I am pretty sure we all know about the bad apps by now. The ones with a glossy icon (often accompanied by a crescent moon and a star), an annoyingly long name along with a Gingerbread-esque UI and a flashy background image. It doesn’t take a software developer to know that these apps are the lowest of the low. This problem is partly Google’s own fault because of their leniency when it comes to approving apps when they are submitted for reviewing. The issue is that Google has a comparatively relaxed filtering/vetting process for these newly submitted apps so a lot of them are mediocre. These substandard apps have an overall negative effect on the diversity of the local Play Store.
On the other hand, it’s also the fault of the average Pakistani consumer. A significant percentage of our people have a habit of only using the Play Store for downloading free-to-play games, cheap prank apps and launchers. This affects us all because it ends up changing our respective Play Store trending sections into messes that contain nothing but locally made Flappy Bird knockoffs and Broken Screen Prank apps. The simple fact is that these apps are popular with the masses and the Play Store’s location-based app recommendation system cannot help but show us what, according to its algorithms, are apps that are in demand in our regions.
One of the repercussions this has is that apps which actually do deserve to be on top do not get their fair share of attention (or downloads) thus undermining their overall worth and popularity. I am willing to bet that a lot of people have not even heard of Slide, a lock-screen application that takes an interesting take on displaying infotainment from the comfort of your lock screen.
Another issue is that people who have not received news of apps like Patari, Intellistats and Slide via social media might never find out about them.
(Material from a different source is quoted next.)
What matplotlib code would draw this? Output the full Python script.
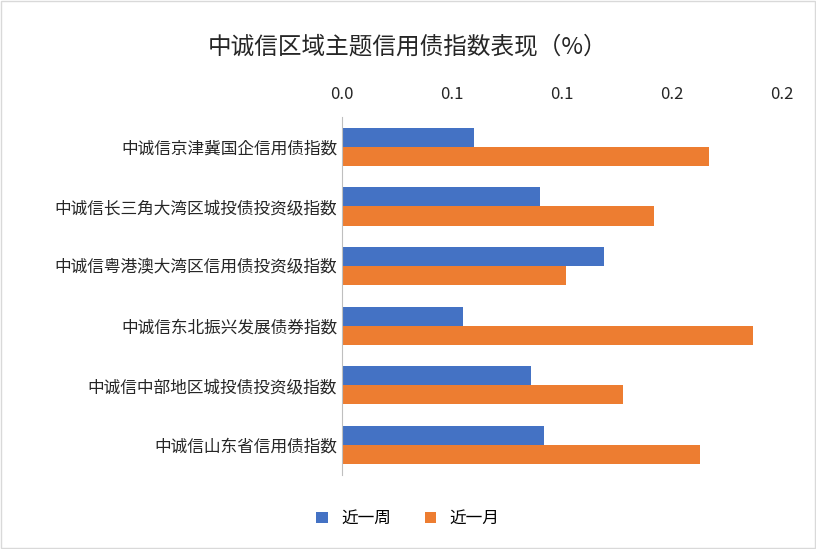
import numpy as np
import matplotlib.pyplot as plt
from matplotlib import font_manager
from matplotlib.ticker import FuncFormatter

# pick up whatever CJK font is actually registered
cjk = [f.name for f in font_manager.fontManager.ttflist if "CJK" in f.name]
if not cjk:
    for path in font_manager.findSystemFonts():
        if "CJK" in path or "cjk" in path.lower():
            font_manager.fontManager.addfont(path)
    cjk = [f.name for f in font_manager.fontManager.ttflist if "CJK" in f.name]
pref = [n for n in cjk if n.endswith("SC")] + cjk
plt.rcParams["font.family"] = "sans-serif"
plt.rcParams["font.sans-serif"] = pref[:1] + ["DejaVu Sans"]

categories = ["中诚信京津冀国企信用债指数", "中诚信长三角大湾区城投债投资级指数",
              "中诚信粤港澳大湾区信用债投资级指数", "中诚信东北振兴发展债券指数",
              "中诚信中部地区城投债投资级指数", "中诚信山东省信用债指数"]
week = [0.060, 0.090, 0.119, 0.055, 0.086, 0.092]
month = [0.167, 0.142, 0.102, 0.187, 0.128, 0.163]

fig = plt.figure(figsize=(8.16, 5.49), dpi=100)
fig.patches.append(plt.Rectangle((0.001, 0.001), 0.998, 0.998, transform=fig.transFigure,
                                 fill=False, edgecolor="#d9d9d9", linewidth=1))
ax = fig.add_axes([0.419, 0.135, 0.539, 0.652])

y = np.arange(len(categories))
h = 0.32
ax.barh(y - h / 2, week, height=h, color="#4472c4", label="近一周")
ax.barh(y + h / 2, month, height=h, color="#ed7d31", label="近一月")

ax.set_ylim(len(categories) - 0.5, -0.5)
ax.set_xlim(0, 0.2)
ax.set_xticks([0, 0.05, 0.1, 0.15, 0.2])
ax.xaxis.set_major_formatter(FuncFormatter(lambda v, p: f"{v + 1e-9:.1f}"))
ax.xaxis.tick_top()
ax.set_yticks(y)
ax.set_yticklabels(categories)
ax.tick_params(length=0, labelsize=12, colors="#262626")
ax.tick_params(axis="x", pad=10)
for s in ["top", "right", "bottom"]:
    ax.spines[s].set_visible(False)
ax.spines["left"].set_color("#bfbfbf")

fig.text(0.5, 0.915, "中诚信区域主题信用债指数表现（%）", ha="center", va="center",
         fontsize=17, color="#262626")
fig.legend(loc="center", bbox_to_anchor=(0.5, 0.055), ncol=2, frameon=False,
           fontsize=12, handlelength=0.7, handleheight=0.7, columnspacing=2)

fig.savefig("out.png", dpi=100)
You could be in dire need of exactly the type of app that Pakistani developers have spent time and effort over but you would be deprived of it simply because some useless app has stubbornly rooted itself on your Play Store’s Trending and New Apps pages. This has made the complete ecosystem of apps available on the local Play Store look less versatile, less resourceful and more cluttered than ever.
Let’s not even talk about the huge number of apps that exist solely to pull videos of a single category from YouTube and show them in a list, apps that consist of low-res wallpapers and apps that do nothing but put a frame around a photo. Personally, I think Google should have one of their purges every 6 months till the number of useless and cheap apps decreases. Until then, we will have to raise awareness of new and original Pakistani apps so that they get the recognition they deserve.